Carburetors or Fuel Injection, Which is Better?

Carburetors on a Porsche Engine

For years I have seen many people taking off the factory-delivered fuel injection systems and installing carburetors. Most of these people believe that they are going to make more power with the carburetors. But is this really true? In this article, I look at the pros and cons of this popular swap.

Introduction of Fuel injection

Porsche used carburetors on all their cars up until the end of the 1960s. In 1969 with the introduction of the 911E and 911S models they began using fuel injection. The fuel injection system used on the 911E and 911S is the Mechanical Fuel injection, (MFI), style. These systems were largely based on Diesel fuel injection systems and are complex to tune. The only model that carried a carburetor into the 1970s was the 911T, and that only lasted until 1972.

Mechanical Fuel Injection System on a 1970 2.2L Porsche engine
1970 911E engine with Mechanical Fuel Injection System

By 1973 all Porsche models were fuel-injected going forward. In the 1973 ½ models we saw the introduction of CIS fuel injection. CIS, (Continuous Injection System), is a form of mechanical fuel injection, though less complicated than the MFI systems. Instead of using a mechanical injection pump to atomize and inject fuel into the engine, it uses a high-pressure electric pump to deliver fuel to the engine. The CIS system is much easy to tune without all of the moving parts of an MFI system.

2.7L CIS Fuel injected Engine
1976 2.7L Engine with CIS fuel injection installed

Advantages and disadvantages of fuel injection

Fuel injection has a number of advantages over carburetors. The main one is that the method of controlling the amount of fuel injected into the engine is far superior to carburetors. This along with temperature and load responsive controls make it far more efficient and drivable than carburetors.

One big disadvantage of fuel injection is that it is difficult to modify. It also requires more specialized tools to be able to work on the system effectively. For the home mechanic, this means a limited amount of service they can do themselves. If you modify to increase displacement, compression, and or cam profiles that require more fuel it can be difficult to change the fuel curve.

Carburetors

As a lot of these cars got older and the value of the cars dropped, we started seeing more people installing carburetors. This was for a number of reasons, the cost of repairing the CIS system can be high, not having the skills or the tools to repair fuel injection, and perceived performance gains. As time went on, I started seeing more people calling carburetors a “Performance Up-grade” rather than just something they were more familiar with.

Weber 40 IDA Carburetor set
Set Of Weber Carburetors

Unfortunately, though most of the so-called performance upgrades turned out to be a performance downgrade. Everything in the engine is designed around the fuel injection system. The piston design, cam profiles, camshaft timing, and the ignition system with the use of ported and manifold vacuum systems are all designed around using fuel injection. When someone installs a set of carburetors onto the engine and makes no other changes to it, they are taking a huge back step in performance.

Engine Design

A carburetor just cannot keep up with all the changing fuel demands on an engine designed for carburetors. Let alone an engine that is designed for fuel injection. The shape and design of the piston domes are specifically designed to push atomized fuel and air around the spark plug. Carburetors just cannot atomize and mix fuel and air as well as the fuel-injected systems.

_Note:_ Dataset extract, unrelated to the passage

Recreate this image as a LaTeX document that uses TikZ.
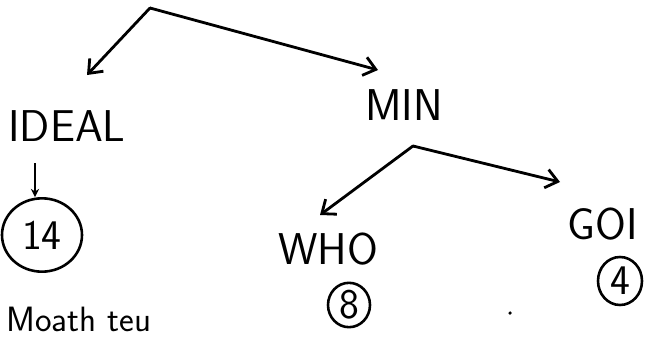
\documentclass[tikz,border=0pt]{standalone}
\usepackage{tikz}
\usetikzlibrary{arrows.meta,positioning,shapes.geometric}

\begin{document}
\begin{tikzpicture}[x=0.03cm, y=-0.03cm,
    every node/.style={font=\sffamily\fontsize{38}{38}\selectfont},
    word/.style={inner sep=1pt},
    score/.style={draw, ellipse, line width=2.2pt, inner sep=1pt, font=\sffamily\fontsize{36}{36}\selectfont},
    branch/.style={line width=2.4pt, line cap=round, -{Straight Barb[length=10pt, width=16pt, line width=2.4pt]}}]
  \useasboundingbox (0,0) rectangle (647,339);
  % Top split into two branches
  \coordinate (root) at (150,8);
  \coordinate (rootL) at (87,75);
  \coordinate (rootR) at (378,70);
  \node[word] (ideal) at (67,126) {IDEAL};
  \node[word] (min) at (404,105) {MIN};
  \draw[branch] (root) -- (rootL);
  \draw[branch] (root) -- (rootR);
  % Left branch score
  \node[score, minimum width=2.4cm, minimum height=2.2cm] (c14) at (42,235) {14};
  \coordinate (idealTip) at (35,163);
  \draw[line width=2pt, -{Stealth[length=7pt, width=7pt]}] (idealTip) -- (c14.north -| idealTip);
  % Second split
  \coordinate (fork) at (413,146);
  \coordinate (forkL) at (320,215);
  \coordinate (forkR) at (560,182);
  \draw[branch] (fork) -- (forkL);
  \draw[branch] (fork) -- (forkR);
  \node[word] (who) at (328,249) {WHO};
  \node[word] (goi) at (603,224) {GOI};
  \node[score, minimum width=1.26cm, minimum height=1.32cm] (c8) at (349,305) {8};
  \node[score, minimum width=1.32cm, minimum height=1.44cm] (c4) at (620,281) {4};
  % Text at the bottom edge
  \node[word, anchor=base west, font=\sffamily\fontsize{30}{30}\selectfont] (note) at (5,331) {Moath teu};
  \fill (510,313) circle (1.5pt);
\end{tikzpicture}
\end{document}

Carburetors are relying on the vacuum to draw in fuel and hope that it will mix with the incoming air as it moves through the manifold and ports. The camshafts designed for fuel injection have a larger overlap between the intake and exhaust lobes. This makes for better cylinder scavenging and filling, but also results in low intake manifold vacuum signals at idle. The vacuum signal is somewhat smoothed out when using a single intake plenum. When you install a carburetor these same pulses will adversely affect fuel delivery and low-end performance.

Fuel Injection Piston
CIS Fuel-injected Piston and liner. Note the shape of the piston Dome

The ignition timing curve in the distributor is designed around the engine’s mechanical requirements. The ignition requires the vacuum signals from the intake system. When switching to carburetors usually the only thing that remains is the mechanical portion of the curve. This means modifying the distributor to try and compensate for all the missing vacuum inputs. When modifying these distributors there are never quite the same as using all the vacuum controls.

Conclusion

The only perceived advantage of using carburetors is the ease of adjustment for different operating ranges. It is easy for an individual to change the calibrated parts of a carburetor to alter its performance for different applications. However, to do this well also takes skill, experience, and patience to get everything right. There are also more moving parts to the carburetor systems, this means more maintenance and adjustments are required.

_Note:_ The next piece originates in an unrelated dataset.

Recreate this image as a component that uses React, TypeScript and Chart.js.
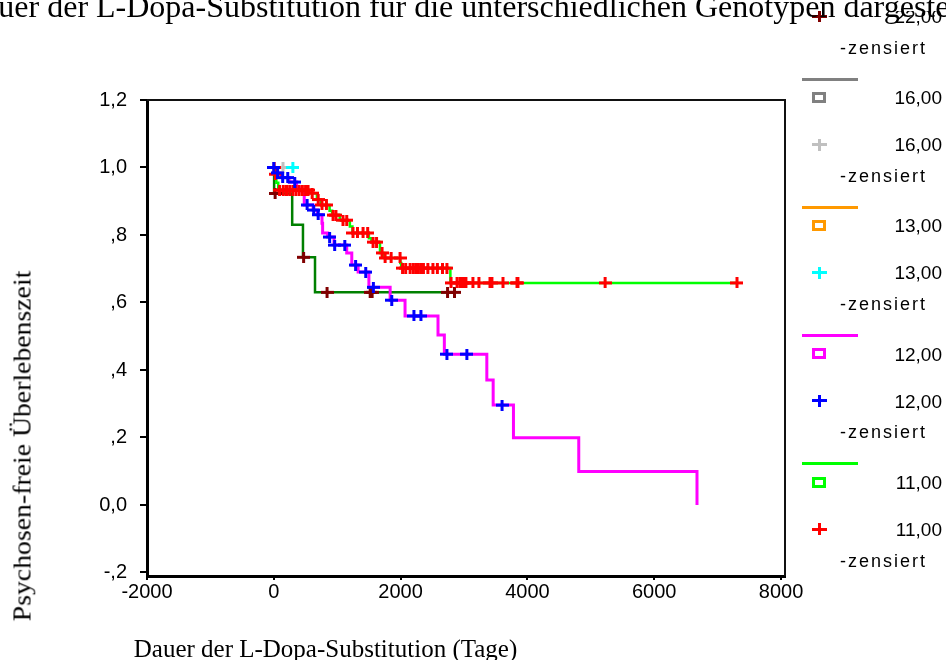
import { useEffect, useRef } from "react";
import { Chart, registerables } from "chart.js";

Chart.register(...registerables);

// ---------- data ----------
const xTicks = [-2000, 0, 2000, 4000, 6000, 8000];
const yTicks = [-0.2, 0.0, 0.2, 0.4, 0.6, 0.8, 1.0, 1.2];
const yTickLabels = ["-,2", "0,0", ",2", ",4", ",6", ",8", "1,0", "1,2"];

const xTitle = "Dauer der L-Dopa-Substitution (Tage)";
const yTitle = "Psychosen-freie Überlebenszeit";
const topText = "Dauer der L-Dopa-Substitution für die unterschiedlichen Genotypen dargestellt";

// Genotype 11,00
const g11Days = [0, 15, 40, 70, 560, 680, 740, 880, 920, 1040, 1200, 1240, 1500, 1540, 1675, 1740, 1995, 2010, 2785, 7305];
const g11Surv = [1.0, 0.98, 0.955, 0.933, 0.924, 0.905, 0.889, 0.872, 0.859, 0.844, 0.825, 0.806, 0.79, 0.779, 0.747, 0.732, 0.717, 0.702, 0.658, 0.658];
const g11Cens = [5, 25, 90, 150, 200, 250, 300, 350, 400, 450, 500, 540, 605, 700, 760, 830, 934, 980, 1091, 1150, 1249, 1320, 1407, 1480, 1565, 1620, 1707, 1755, 1850, 1991, 2030, 2080, 2150, 2200, 2240, 2280, 2320, 2360, 2430, 2510, 2580, 2660, 2730, 2795, 2890, 2935, 2970, 3000, 3030, 3140, 3235, 3410, 3440, 3615, 3835, 3850, 5225, 7305];

// Genotype 12,00
const g12Days = [0, 20, 120, 240, 360, 400, 480, 620, 690, 760, 770, 850, 950, 1150, 1230, 1330, 1500, 1835, 2070, 2590, 2690, 3360, 3460, 3780, 4810, 6675];
const g12Surv = [1.0, 0.984, 0.97, 0.957, 0.94, 0.93, 0.889, 0.874, 0.86, 0.835, 0.806, 0.794, 0.77, 0.747, 0.711, 0.69, 0.645, 0.607, 0.56, 0.504, 0.447, 0.37, 0.296, 0.199, 0.099, 0.0];
const g12Cens = [0, 60, 140, 220, 330, 525, 630, 700, 880, 960, 1120, 1290, 1450, 1570, 1860, 2210, 2320, 2730, 3045, 3600];

// Genotype 13,00
const g13Days = [0, 300];
const g13Surv = [1.0, 1.0];
const g13Cens = [300];

// Genotype 16,00
const g16Days = [0, 145];
const g16Surv = [1.0, 1.0];
const g16Cens = [145];

// Genotype 22,00
const g22Days = [0, 5, 290, 460, 650, 2850];
const g22Surv = [1.0, 0.923, 0.83, 0.734, 0.63, 0.63];
const g22Cens = [20, 470, 840, 1520, 1550, 2740, 2850];

const groupLabels = ["22,00", "16,00", "13,00", "12,00", "11,00"];
const censLabel = "-zensiert";

// ---------- styles ----------
const colors = {
  g11Line: "#00ff00", g11Cens: "#ff0000",
  g12Line: "#ff00ff", g12Cens: "#0000ff",
  g13Line: "#ff9900", g13Cens: "#00ffff",
  g16Line: "#808080", g16Cens: "#c0c0c0",
  g22Line: "#008000", g22Cens: "#800000",
};

const legendGroups = [
  { label: groupLabels[0], line: colors.g22Line, cens: colors.g22Cens },
  { label: groupLabels[1], line: colors.g16Line, cens: colors.g16Cens },
  { label: groupLabels[2], line: colors.g13Line, cens: colors.g13Cens },
  { label: groupLabels[3], line: colors.g12Line, cens: colors.g12Cens },
  { label: groupLabels[4], line: colors.g11Line, cens: colors.g11Cens },
];

function survAt(days: number[], surv: number[], d: number) {
  let v = surv[0];
  for (let i = 0; i < days.length; i++) if (days[i] <= d) v = surv[i];
  return v;
}

function makeCross(color: string, w = 13, h = 11, lw = 3) {
  const c = document.createElement("canvas");
  c.width = w;
  c.height = h;
  const ctx = c.getContext("2d")!;
  ctx.fillStyle = color;
  ctx.fillRect(0, Math.round((h - lw) / 2), w, lw);
  ctx.fillRect(Math.round((w - lw) / 2), 0, lw, h);
  return c;
}

function lineDs(days: number[], surv: number[], color: string, width: number) {
  return {
    type: "line" as const,
    data: days.map((d, i) => ({ x: d, y: surv[i] })),
    stepped: "before" as const,
    borderColor: color,
    borderWidth: width,
    pointRadius: 0,
    fill: false,
    tension: 0,
  };
}

function censDs(cens: number[], days: number[], surv: number[], color: string) {
  return {
    type: "line" as const,
    data: cens.map((d) => ({ x: d, y: survAt(days, surv, d) })),
    showLine: false,
    pointStyle: makeCross(color),
    pointRadius: 6,
    borderColor: color,
    backgroundColor: color,
  };
}

const boxPlugin = {
  id: "boxPlugin",
  afterDraw(chart: any) {
    const { ctx, chartArea } = chart;
    ctx.save();
    ctx.strokeStyle = "#111";
    ctx.lineWidth = 2;
    ctx.beginPath();
    ctx.moveTo(chartArea.left, chartArea.top);
    ctx.lineTo(chartArea.right, chartArea.top);
    ctx.lineTo(chartArea.right, chartArea.bottom);
    ctx.stroke();
    ctx.restore();
  },
};

function LegendPlus({ x, y, color }: { x: number; y: number; color: string }) {
  const w = 15, h = 12, t = 3;
  return (
    <div style={{ position: "absolute", left: x - w / 2, top: y - h / 2, width: w, height: h }}>
      <div style={{ position: "absolute", left: 0, top: (h - t) / 2, width: w, height: t, background: color }} />
      <div style={{ position: "absolute", left: (w - t) / 2, top: 0, width: t, height: h, background: color }} />
    </div>
  );
}

export default function App() {
  const ref = useRef<HTMLCanvasElement>(null);

  useEffect(() => {
    const datasets: any[] = [
      censDs(g12Cens, g12Days, g12Surv, colors.g12Cens),
      censDs(g11Cens, g11Days, g11Surv, colors.g11Cens),
      censDs(g13Cens, g13Days, g13Surv, colors.g13Cens),
      censDs(g16Cens, g16Days, g16Surv, colors.g16Cens),
      censDs(g22Cens, g22Days, g22Surv, colors.g22Cens),
      lineDs(g11Days, g11Surv, colors.g11Line, 2.5),
      lineDs(g12Days, g12Surv, colors.g12Line, 3),
      lineDs(g13Days, g13Surv, colors.g13Line, 2.5),
      lineDs(g16Days, g16Surv, colors.g16Line, 2.5),
      lineDs(g22Days, g22Surv, colors.g22Line, 2.5),
    ];
    const chart = new Chart(ref.current!, {
      type: "line",
      data: { datasets },
      plugins: [boxPlugin],
      options: {
        animation: false,
        responsive: false,
        events: [],
        layout: { padding: { left: 87, right: 161, top: 100, bottom: 44 } },
        plugins: { legend: { display: false }, tooltip: { enabled: false }, title: { display: false } },
        scales: {
          x: {
            type: "linear",
            min: -2000,
            max: 8063,
            afterBuildTicks: (s: any) => { s.ticks = xTicks.map((v) => ({ value: v })); },
            afterFit: (s: any) => { s.height = 40; },
            ticks: {
              autoSkip: false,
              maxRotation: 0,
              color: "#000",
              padding: 0,
              font: { family: "Liberation Sans", size: 20 },
              callback: (v: any) => String(v),
            },
            grid: { display: true, drawOnChartArea: false, drawTicks: true, tickLength: 4, color: "#000", lineWidth: 2 },
            border: { display: true, color: "#000", width: 3 },
          },
          y: {
            type: "linear",
            min: -0.2104,
            max: 1.2,
            afterBuildTicks: (s: any) => { s.ticks = yTicks.map((v) => ({ value: v })); },
            afterFit: (s: any) => { s.width = 60; },
            ticks: {
              autoSkip: false,
              color: "#000",
              padding: 13,
              font: { family: "Liberation Sans", size: 20 },
              callback: (_v: any, i: number) => yTickLabels[i],
            },
            grid: { display: true, drawOnChartArea: false, drawTicks: true, tickLength: 7, color: "#000", lineWidth: 2 },
            border: { display: true, color: "#000", width: 3 },
          },
        },
      },
    });
    return () => chart.destroy();
  }, []);

  const numFs = 19;
  const zensFs = 18;
  const blockStep = 128.2;

  return (
    <div style={{ position: "fixed", left: 0, top: 0, width: 946, height: 660, overflow: "hidden", background: "#fff" }}>
      <canvas ref={ref} width={946} height={660} style={{ position: "absolute", left: 0, top: 0, width: 946, height: 660 }} />
      <div style={{ position: "absolute", left: 325.5, top: 648, transform: "translate(-50%, -50%)", fontFamily: "Liberation Serif", fontSize: 25, lineHeight: "25px", whiteSpace: "nowrap", color: "#000" }}>
        {xTitle}
      </div>
      <div style={{ position: "absolute", left: 22, top: 446, transform: "translate(-50%, -50%) rotate(-90deg) scaleX(1.11)", fontFamily: "Liberation Serif", fontSize: 25, lineHeight: "25px", whiteSpace: "nowrap", color: "#000" }}>
        {yTitle}
      </div>
      {legendGroups.map((g, i) => {
        const lineY = 79 + (i - 1) * blockStep;
        const sqY = lineY + 18.5;
        const plusY = lineY + 65.5;
        const zensY = lineY + 98.5;
        const numStyle: any = { position: "absolute", right: 4, fontFamily: "Liberation Sans", fontSize: numFs, lineHeight: `${numFs}px`, whiteSpace: "nowrap", color: "#000" };
        return (
          <div key={i}>
            <div style={{ position: "absolute", left: 802, top: lineY - 1.5, width: 56, height: 3, background: g.line }} />
            <div style={{ position: "absolute", left: 812, top: sqY - 5.5, width: 14, height: 11, boxSizing: "border-box", border: `3px solid ${g.line}` }} />
            <div style={{ ...numStyle, top: sqY - 0.49 * numFs }}>{g.label}</div>
            <LegendPlus x={819} y={plusY} color={g.cens} />
            <div style={{ ...numStyle, top: plusY - 0.49 * numFs }}>{g.label}</div>
            <div style={{ position: "absolute", left: 840, top: zensY - 0.586 * zensFs, fontFamily: "Liberation Sans", fontSize: zensFs, lineHeight: `${zensFs}px`, letterSpacing: 2, whiteSpace: "nowrap", color: "#000" }}>
              {censLabel}
            </div>
          </div>
        );
      })}
      <div style={{ position: "absolute", left: 0, top: 0, width: 946, height: 11, background: "#fff" }} />
      <div style={{ position: "absolute", left: -39, top: -10, fontFamily: "Liberation Serif", fontSize: 32, lineHeight: "32px", whiteSpace: "nowrap", color: "#000" }}>
        {topText}
      </div>
    </div>
  );
}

Just because a fuel-injected system is harder to modify, it doesn’t mean that you can’t modify it. If the base engine configuration comes to a point that it requires a different fuel curve, you can do it. It just requires a specialist in that area to set up correctly.

In my opinion, sticking with the fuel injection system is a much better choice than using carburetors. Yes, the upfront cost can be a little more than carburetors, however, the end result is so much better. Once a fuel injection system is set up, it maintains its tune longer. The engine will produce more power consistently throughout all the operating ranges. This leads to better fuel economy and drivability.

Don’t Abandon your Fuel Injection

Your car is worth more today if it is original. Keeping the fuel system it came with is a big part of originality. We deep dive into the CIS fuel injection system in our latest posts. The MFI fuel injection system is in the works.

We do love carburetors, and all the work involved with them, but they are not the fix you need.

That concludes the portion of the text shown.